Après avoir vu Le Miroir seulement quelques jours plus tôt, me voilà prenant une autre claque. Depuis le temps que je devais voir ce film, c'est un bonheur d'avoir enfin accédé à ce monument du cinéma d'une incroyable beauté visuelle et sonore et d'une rare intelligence.
C'est un sacré constat du monde qui nous entoure, le gris sépia du monde extérieur comme représentation des hommes et de leur tristesse intérieure, en contraste total avec la vivacité des couleurs qui nous attendent dès que l'on entre dans la Zone, endroit reculé et idyllique loin de l'influence humaine. Le travail sur les décors crée une atmosphère, une esthétique d'une richesse infinie que l'on ne retrouve nulle part ailleurs.

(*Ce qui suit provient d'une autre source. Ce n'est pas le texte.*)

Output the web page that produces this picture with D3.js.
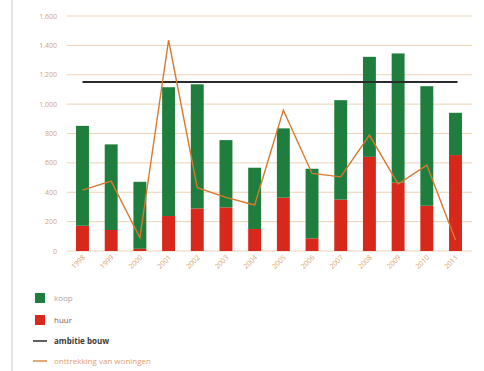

Les longs plans-séquences nous permettent de profiter plus que de raison, on prend le temps de s'imprégner de chaque détail tout en étant en osmose avec les personnages et leur avancée sinueuse. La séquence dans le tunnel notamment soutient une grande tension, avançant en même temps qu'eux à rythme prudent et tendu, comme représentant la lente et difficile avancée dans nos propres vies respectives.
Les différentes conversations sur la vie et l'art (notamment la musique) offrent une grande profondeur, chaque personnage se complète dans ces affrontements intellectuels sans fin, et chacun ouvre un point de vue différent qui nous laisse y réfléchir par la suite de notre côté ; c'est d'ailleurs un des aspects incroyablement intéressants et primordiaux de ce film, longtemps après son visionnage on peut encore y réfléchir et s'amuser à continuer les débats lancés ici.
La Zone est comme le chemin de la vie elle-même, on avance sans pouvoir revenir en arrière et sans jamais vraiment savoir ce qui nous attend ensuite. Ici, la Chambre apparait une bonne partie du film comme la terre promise, mais au final seul compte le chemin que l'on a pris. Tarkovski le montre magnifiquement, il communique presque directement avec nous (les quelques regards caméras tout au long de l'histoire, puis le petit aparté final de la femme). La question de la foi est évidemment très présente, et vraiment réfléchie de manière intéressante ici.
Un des éléments que j'ai adoré, c'est à quel point il est capable de rassembler autant d'éléments différents en une seule œuvre sans s'y perdre une seule seconde, la mise en scène et les couleurs sont aussi magnifiques que les réflexions très tarkovskiennes, les personnages sont extrêmement bien écrits et interprétés, le son est vraiment impeccable, tout aussi riche et plein de détails que les décors. Il s'offre même quelques traits d'humour qui fonctionnent très bien, comme lors de la scène avec les allumettes et le lancer de "l'écrou" qui m'a surpris à rire.
Trop de choses à dire sur cette œuvre bien trop riche pour pouvoir bien en parler en une simple critique, trop d'éléments se bousculent dans ma tête en ce moment, je finirais donc en disant juste merci au génie Tarkovski qui me fait démarrer cette nouvelle année cinématographique avec les meilleurs espoirs pour la suite.